Measuring the Factors of Hesitancy in Saudi Population toward COVID-19 Vaccines.
Authors: Dr. Roba Attar(1*), Dr. Alaa Karkashan(2), Dr. Basma Abbas(3), Mr. Abdullatif Almarashi(4), Mr. Talat Hashem(5)
Assistant Professor Department of biology, University of Jeddah, Saudi Arabia(1*)
Assistant Professor Department of biology, University of Jeddah, Saudi Arabia(2)
Assistant professor, Microbiology, Department of biology, University of Jeddah, Saudi Arabia(3)
Deputy Director of research and studies department, Directors of Health Affairs in Jeddah Province. MOH, Saudi Arabia(4)
Immunology laboratory specialist. Makkah Regional laboratory. MOH, Saudi Arabia(5)
COVID-19 has major effects on the population, enforcing lockdowns and strict precautions across the world to deter the virus from spreading. The pandemic presents a significant threat to our health and well-being. As vaccines become available, COVID-19 lethality may be reduced by promoting widespread immunization.

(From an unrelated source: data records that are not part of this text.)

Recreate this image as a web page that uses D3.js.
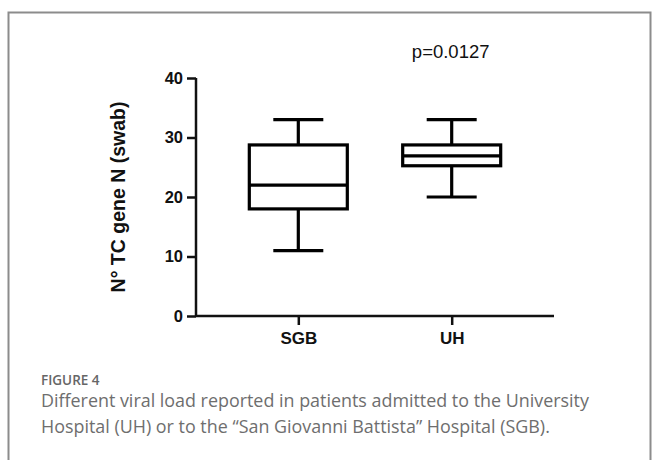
<!DOCTYPE html>
<html>
<head>
<meta charset="utf-8">
<script src="https://cdn.jsdelivr.net/npm/d3@7"></script>
<style>
  html, body { margin: 0; padding: 0; background: #fff; }
  svg { display: block; }
</style>
</head>
<body>
<div id="chart"></div>
<script>
// Box plot values
const groups = ["SGB", "UH"];
const whiskerLow = [11, 20];
const q1 = [18, 25.25];
const medians = [22, 26.9];
const q3 = [28.75, 28.75];
const whiskerHigh = [33, 33];
const yTicks = [0, 10, 20, 30, 40];
const pValueLabel = "p=0.0127";

const boxes = groups.map((g, i) => ({
  group: g, lo: whiskerLow[i], q1: q1[i], med: medians[i], q3: q3[i], hi: whiskerHigh[i]
}));

const W = 652, H = 460;
const svg = d3.select("#chart").append("svg")
  .attr("width", W)
  .attr("height", H);

// outer frame of the figure panel
svg.append("rect")
  .attr("x", 8.5).attr("y", 12.5)
  .attr("width", 642).attr("height", 470)
  .attr("fill", "none")
  .attr("stroke", "#8c8c8c")
  .attr("stroke-width", 2);

// Scales
const x = d3.scalePoint()
  .domain(groups)
  .range([196, 554])
  .padding(0.667);

const y = d3.scaleLinear()
  .domain([0, 40])
  .range([316, 78]);

const g = svg.append("g");

// Y axis
const yAxis = g.append("g")
  .attr("transform", "translate(196,0)")
  .call(d3.axisLeft(y).tickValues(yTicks).tickSize(9).tickPadding(4));

// X axis
const xAxis = g.append("g")
  .attr("transform", "translate(0,316)")
  .call(d3.axisBottom(x).tickSize(9).tickPadding(7));

[yAxis, xAxis].forEach(ax => {
  ax.select(".domain").attr("stroke", "#111").attr("stroke-width", 2.5);
  ax.selectAll(".tick line").attr("stroke", "#111").attr("stroke-width", 2.5);
  ax.selectAll(".tick text")
    .attr("fill", "#111")
    .style("font-family", "'Liberation Sans', Arial, sans-serif")
    .style("font-weight", "bold")
    .style("font-size", "16.5px");
});
// axis lines span the plot only, no end ticks
xAxis.select(".domain").attr("d", "M196,0H554");
yAxis.select(".domain").attr("d", "M0,316V78");
xAxis.selectAll(".tick text").style("font-size", "17px");

// Y axis title
g.append("text")
  .attr("transform", `translate(125,${y(20)}) rotate(-90)`)
  .attr("text-anchor", "middle")
  .attr("fill", "#111")
  .style("font-family", "'Liberation Sans', Arial, sans-serif")
  .style("font-weight", "bold")
  .style("font-size", "19.5px")
  .text("N° TC gene N (swab)");

// Boxes
const boxW = 98, capW = 50;
const bx = g.selectAll(".box")
  .data(boxes)
  .enter()
  .append("g")
  .attr("class", "box")
  .attr("fill", "none")
  .attr("stroke", "#000")
  .attr("stroke-width", 3.2);

// whiskers
bx.append("line")
  .attr("x1", d => x(d.group)).attr("x2", d => x(d.group))
  .attr("y1", d => y(d.hi)).attr("y2", d => y(d.q3));
bx.append("line")
  .attr("x1", d => x(d.group)).attr("x2", d => x(d.group))
  .attr("y1", d => y(d.q1)).attr("y2", d => y(d.lo));
// caps
bx.append("line")
  .attr("x1", d => x(d.group) - capW / 2).attr("x2", d => x(d.group) + capW / 2)
  .attr("y1", d => y(d.hi)).attr("y2", d => y(d.hi));
bx.append("line")
  .attr("x1", d => x(d.group) - capW / 2).attr("x2", d => x(d.group) + capW / 2)
  .attr("y1", d => y(d.lo)).attr("y2", d => y(d.lo));
// box
bx.append("rect")
  .attr("x", d => x(d.group) - boxW / 2)
  .attr("width", boxW)
  .attr("y", d => y(d.q3))
  .attr("height", d => y(d.q1) - y(d.q3))
  .attr("fill", "#fff");
// median
bx.append("line")
  .attr("x1", d => x(d.group) - boxW / 2).attr("x2", d => x(d.group) + boxW / 2)
  .attr("y1", d => y(d.med)).attr("y2", d => y(d.med));

// p-value
g.append("text")
  .attr("x", x("UH") - 1)
  .attr("y", 58)
  .attr("text-anchor", "middle")
  .attr("fill", "#111")
  .style("font-family", "'Liberation Sans', Arial, sans-serif")
  .style("font-size", "18.5px")
  .text(pValueLabel);

// Caption
const cap = svg.append("g")
  .style("font-family", "'Open Sans', Lato, sans-serif")
  .attr("fill", "#6e6e6e");
cap.append("text")
  .attr("x", 41).attr("y", 385)
  .style("font-size", "13.5px")
  .style("font-weight", "600")
  .attr("fill", "#666")
  .text("FIGURE 4");
cap.append("text")
  .attr("x", 41).attr("y", 407)
  .style("font-size", "17.9px")
  .text("Different viral load reported in patients admitted to the University");
cap.append("text")
  .attr("x", 41).attr("y", 433)
  .style("font-size", "17.9px")
  .text("Hospital (UH) or to the \u201CSan Giovanni Battista\u201D Hospital (SGB).");
</script>
</body>
</html>
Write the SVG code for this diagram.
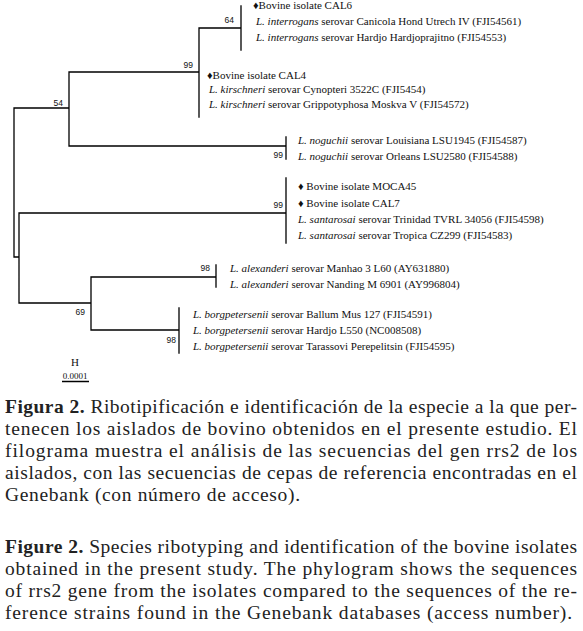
<svg xmlns="http://www.w3.org/2000/svg" width="583" height="631" viewBox="0 0 583 631">
<style>
.br{stroke:#000;stroke-width:1.3;fill:none;stroke-linecap:square}
.lb{font-family:"Liberation Serif","Times New Roman",serif;font-size:11px;fill:#111}
.sp{font-style:italic}
.bs{font-family:"Liberation Sans",Arial,sans-serif;font-size:8.5px;fill:#111;text-anchor:end}
.cap{font-family:"Liberation Serif","Times New Roman",serif;font-size:19.5px;fill:#222}
.b{font-weight:bold}
</style>
<rect width="583" height="631" fill="#fff"/>
<g id="connectors">
<path class="br" d="M241,6V50M199,28H241M199,28V117M69,72H199M69,72V146M14,108H69M69,146H286M286,137V159M14,108V257M14,257H19M19,213V303M19,213H286M286,178V243M19,303H91M91,277V330M91,277H216M216,265V287M91,330H179M179,308V353"/>
</g>
<g id="bootstrap">
<text class="bs" x="234" y="23">64</text>
<text class="bs" x="193" y="68">99</text>
<text class="bs" x="63" y="106">54</text>
<text class="bs" x="283" y="158">99</text>
<text class="bs" x="283" y="208">99</text>
<text class="bs" x="210" y="271">98</text>
<text class="bs" x="85" y="315">69</text>
<text class="bs" x="176" y="343">98</text>
</g>
<g id="clade-interrogans">
<text class="lb" x="253" y="9">♦Bovine isolate CAL6</text>
<text class="lb" x="256" y="25"><tspan class="sp">L. interrogans</tspan> serovar Canicola Hond Utrech IV (FJI54561)</text>
<text class="lb" x="256" y="41"><tspan class="sp">L. interrogans</tspan> serovar Hardjo Hardjoprajitno (FJI54553)</text>
</g>
<g id="clade-kirschneri">
<text class="lb" x="207" y="79">♦Bovine isolate CAL4</text>
<text class="lb" x="209" y="93"><tspan class="sp">L. kirschneri</tspan> serovar Cynopteri 3522C (FJI5454)</text>
<text class="lb" x="209" y="108"><tspan class="sp">L. kirschneri</tspan> serovar Grippotyphosa Moskva V (FJI54572)</text>
</g>
<g id="clade-noguchii">
<text class="lb" x="298" y="144"><tspan class="sp">L. noguchii</tspan> serovar Louisiana LSU1945 (FJI54587)</text>
<text class="lb" x="298" y="160"><tspan class="sp">L. noguchii</tspan> serovar Orleans LSU2580 (FJI54588)</text>
</g>
<g id="clade-santarosai">
<text class="lb" x="298" y="190">♦ Bovine isolate MOCA45</text>
<text class="lb" x="298" y="207">♦ Bovine isolate CAL7</text>
<text class="lb" x="298" y="223"><tspan class="sp">L. santarosai</tspan> serovar Trinidad TVRL 34056 (FJI54598)</text>
<text class="lb" x="298" y="239"><tspan class="sp">L. santarosai</tspan> serovar Tropica CZ299 (FJI54583)</text>
</g>
<g id="clade-alexanderi">
<text class="lb" x="230" y="272"><tspan class="sp">L. alexanderi</tspan> serovar Manhao 3 L60 (AY631880)</text>
<text class="lb" x="230" y="288"><tspan class="sp">L. alexanderi</tspan> serovar Nanding M 6901 (AY996804)</text>
</g>
<g id="clade-borgpetersenii">
<text class="lb" x="193" y="318"><tspan class="sp">L. borgpetersenii</tspan> serovar Ballum Mus 127 (FJI54591)</text>
<text class="lb" x="193" y="334"><tspan class="sp">L. borgpetersenii</tspan> serovar Hardjo L550 (NC008508)</text>
<text class="lb" x="193" y="350"><tspan class="sp">L. borgpetersenii</tspan> serovar Tarassovi Perepelitsin (FJI54595)</text>
</g>
<g id="scale">
<text class="lb" x="75" y="366" text-anchor="middle">H</text>
<text class="lb" x="75" y="379" text-anchor="middle" style="font-size:9px">0.0001</text>
<path d="M62,381.5H89" stroke="#000" stroke-width="1.5"/>
</g>
<g id="caption-es">
<text class="cap" x="5" y="413" textLength="572" lengthAdjust="spacing"><tspan class="b">Figura 2.</tspan> Ribotipificación e identificación de la especie a la que per-</text>
<text class="cap" x="5" y="435" textLength="572" lengthAdjust="spacing">tenecen los aislados de bovino obtenidos en el presente estudio. El</text>
<text class="cap" x="5" y="457" textLength="572" lengthAdjust="spacing">filograma muestra el análisis de las secuencias del gen rrs2 de los</text>
<text class="cap" x="5" y="479" textLength="572" lengthAdjust="spacing">aislados, con las secuencias de cepas de referencia encontradas en el</text>
<text class="cap" x="5" y="501" textLength="295" lengthAdjust="spacing">Genebank (con número de acceso).</text>
</g>
<g id="caption-en">
<text class="cap" x="5" y="553" textLength="572" lengthAdjust="spacing"><tspan class="b">Figure 2.</tspan> Species ribotyping and identification of the bovine isolates</text>
<text class="cap" x="5" y="575" textLength="572" lengthAdjust="spacing">obtained in the present study. The phylogram shows the sequences</text>
<text class="cap" x="5" y="597" textLength="572" lengthAdjust="spacing">of rrs2 gene from the isolates compared to the sequences of the re-</text>
<text class="cap" x="5" y="619" textLength="567" lengthAdjust="spacing">ference strains found in the Genebank databases (access number).</text>
</g>
</svg>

To achieve herd immunity thresholds for COVID-19, an estimated 70% of the population must be vaccinated. The public’s approval determines the success of the vaccination program. Understanding the factors that contribute to COVID-19 vaccine hesitancy is important. Therefore, this cross-sectional study was conducted on the Saudi population from all the regions of the Kingdom of Saudi Arabia to evaluate the level of knowledge about COVID-19 vaccines, estimate the turnout level for receiving the COVID-19 vaccine, and understand the reasons behind hesitancy toward COVID-19 vaccines. A total of 1,148 adults completed a web-based questionnaire, and the study tested several sociocultural and environmental variables that affect the community’s hesitancy toward vaccination. Results showed that gender characteristics had almost no effect on acceptance of the vaccination. Individuals of the younger age group < 30 demonstrated an increase in the rate of vaccine hesitancy (53%) compared with individuals from the older age groups > 40 (34.43%).
In addition, middle and higher education groups were found to have significant vaccine hesitancy (77.4%) compared with the less educated group (41.1%). The most common concern among the non-vaccine takers in this questionnaire was that of vaccine safety: these participants believed the vaccine would result in health problems (49.3%), and most participants agreed (64%) that this was due to the insufficient duration of vaccine administration for safety evaluation.